> SHORT TASK: Please write out the lines of the data exactly, beginning with the first and ending with the line containing "(title4) [lanetitle] at"; leave the pictures behind.

> DATA:
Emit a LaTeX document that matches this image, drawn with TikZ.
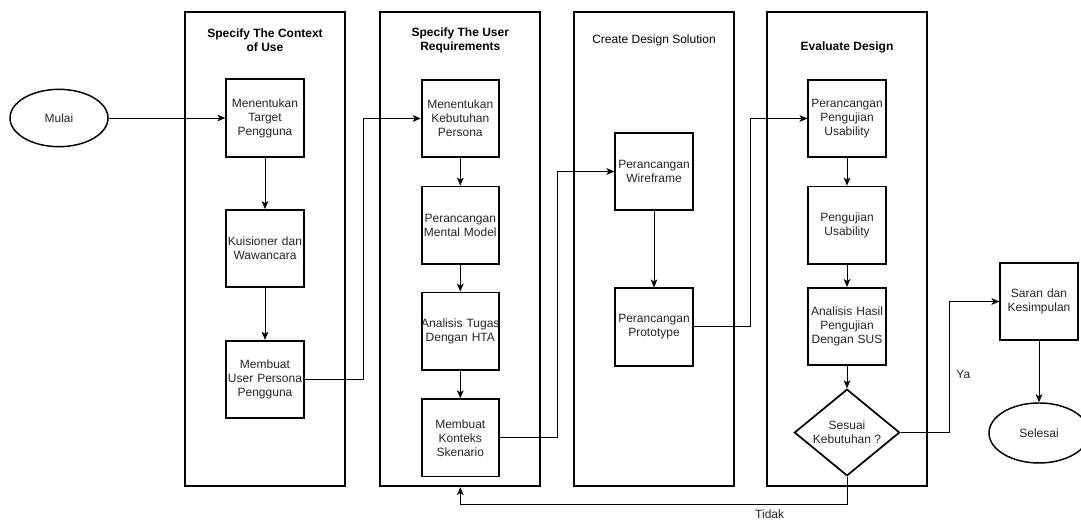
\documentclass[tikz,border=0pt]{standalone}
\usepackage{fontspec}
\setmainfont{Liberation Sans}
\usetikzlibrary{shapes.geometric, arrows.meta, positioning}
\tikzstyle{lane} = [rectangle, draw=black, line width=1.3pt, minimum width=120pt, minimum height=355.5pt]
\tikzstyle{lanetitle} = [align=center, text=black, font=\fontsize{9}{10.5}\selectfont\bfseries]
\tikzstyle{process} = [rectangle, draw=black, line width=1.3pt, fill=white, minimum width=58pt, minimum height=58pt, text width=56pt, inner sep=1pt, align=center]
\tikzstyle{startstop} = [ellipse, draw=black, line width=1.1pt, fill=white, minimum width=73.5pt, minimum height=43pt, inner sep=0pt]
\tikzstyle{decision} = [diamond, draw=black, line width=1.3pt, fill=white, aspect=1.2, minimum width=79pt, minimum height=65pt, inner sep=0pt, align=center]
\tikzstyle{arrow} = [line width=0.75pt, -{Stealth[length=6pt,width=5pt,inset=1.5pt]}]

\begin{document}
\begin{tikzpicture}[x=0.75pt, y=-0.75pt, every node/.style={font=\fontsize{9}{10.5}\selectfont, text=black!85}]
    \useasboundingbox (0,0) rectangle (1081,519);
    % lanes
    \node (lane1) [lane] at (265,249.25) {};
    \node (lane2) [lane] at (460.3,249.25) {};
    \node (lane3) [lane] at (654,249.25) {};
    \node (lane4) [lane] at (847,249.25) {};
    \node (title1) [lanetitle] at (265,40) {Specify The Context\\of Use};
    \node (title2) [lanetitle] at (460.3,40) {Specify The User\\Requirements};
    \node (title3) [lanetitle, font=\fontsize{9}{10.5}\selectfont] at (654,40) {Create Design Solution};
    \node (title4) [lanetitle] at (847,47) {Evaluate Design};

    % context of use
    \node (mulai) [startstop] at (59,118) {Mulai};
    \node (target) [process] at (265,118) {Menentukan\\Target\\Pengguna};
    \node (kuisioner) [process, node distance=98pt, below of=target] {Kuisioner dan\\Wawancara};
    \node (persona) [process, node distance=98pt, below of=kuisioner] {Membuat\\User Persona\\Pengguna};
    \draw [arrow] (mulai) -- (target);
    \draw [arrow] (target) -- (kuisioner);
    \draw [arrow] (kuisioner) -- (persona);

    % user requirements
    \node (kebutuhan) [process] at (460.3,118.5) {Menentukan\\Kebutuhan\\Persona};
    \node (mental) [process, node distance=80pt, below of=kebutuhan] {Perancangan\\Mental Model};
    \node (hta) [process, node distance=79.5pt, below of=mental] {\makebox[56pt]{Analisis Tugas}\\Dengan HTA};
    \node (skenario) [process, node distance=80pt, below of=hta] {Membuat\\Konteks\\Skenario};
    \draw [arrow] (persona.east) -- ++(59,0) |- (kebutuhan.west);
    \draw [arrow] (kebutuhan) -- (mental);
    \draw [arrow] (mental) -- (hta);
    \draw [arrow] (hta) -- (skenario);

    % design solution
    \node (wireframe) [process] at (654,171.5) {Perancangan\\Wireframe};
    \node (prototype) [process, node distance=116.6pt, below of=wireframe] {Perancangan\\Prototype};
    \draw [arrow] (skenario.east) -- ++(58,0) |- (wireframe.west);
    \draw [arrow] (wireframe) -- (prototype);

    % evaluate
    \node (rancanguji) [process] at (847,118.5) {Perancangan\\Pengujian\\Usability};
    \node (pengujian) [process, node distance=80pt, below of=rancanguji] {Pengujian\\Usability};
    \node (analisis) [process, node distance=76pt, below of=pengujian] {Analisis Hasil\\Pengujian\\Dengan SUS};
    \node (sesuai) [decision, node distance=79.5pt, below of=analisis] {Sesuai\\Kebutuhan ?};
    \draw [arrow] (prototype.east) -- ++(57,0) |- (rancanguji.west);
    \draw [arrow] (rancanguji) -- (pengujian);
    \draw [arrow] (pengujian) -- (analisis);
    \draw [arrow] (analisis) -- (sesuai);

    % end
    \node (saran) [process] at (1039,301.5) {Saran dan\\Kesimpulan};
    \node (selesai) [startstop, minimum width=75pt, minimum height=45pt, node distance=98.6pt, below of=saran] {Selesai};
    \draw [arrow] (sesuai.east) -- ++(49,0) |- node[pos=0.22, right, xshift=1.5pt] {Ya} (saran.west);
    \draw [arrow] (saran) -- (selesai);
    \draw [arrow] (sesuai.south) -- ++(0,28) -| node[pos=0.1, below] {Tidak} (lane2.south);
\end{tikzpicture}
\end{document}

> EXPECTED ANSWER:
Emit a LaTeX document that matches this image, drawn with TikZ.
\documentclass[tikz,border=0pt]{standalone}
\usepackage{fontspec}
\setmainfont{Liberation Sans}
\usetikzlibrary{shapes.geometric, arrows.meta, positioning}
\tikzstyle{lane} = [rectangle, draw=black, line width=1.3pt, minimum width=120pt, minimum height=355.5pt]
\tikzstyle{lanetitle} = [align=center, text=black, font=\fontsize{9}{10.5}\selectfont\bfseries]
\tikzstyle{process} = [rectangle, draw=black, line width=1.3pt, fill=white, minimum width=58pt, minimum height=58pt, text width=56pt, inner sep=1pt, align=center]
\tikzstyle{startstop} = [ellipse, draw=black, line width=1.1pt, fill=white, minimum width=73.5pt, minimum height=43pt, inner sep=0pt]
\tikzstyle{decision} = [diamond, draw=black, line width=1.3pt, fill=white, aspect=1.2, minimum width=79pt, minimum height=65pt, inner sep=0pt, align=center]
\tikzstyle{arrow} = [line width=0.75pt, -{Stealth[length=6pt,width=5pt,inset=1.5pt]}]

\begin{document}
\begin{tikzpicture}[x=0.75pt, y=-0.75pt, every node/.style={font=\fontsize{9}{10.5}\selectfont, text=black!85}]
    \useasboundingbox (0,0) rectangle (1081,519);
    % lanes
    \node (lane1) [lane] at (265,249.25) {};
    \node (lane2) [lane] at (460.3,249.25) {};
    \node (lane3) [lane] at (654,249.25) {};
    \node (lane4) [lane] at (847,249.25) {};
    \node (title1) [lanetitle] at (265,40) {Specify The Context\\of Use};
    \node (title2) [lanetitle] at (460.3,40) {Specify The User\\Requirements};
    \node (title3) [lanetitle, font=\fontsize{9}{10.5}\selectfont] at (654,40) {Create Design Solution};
    \node (title4) [lanetitle] at (847,47) {Evaluate Design};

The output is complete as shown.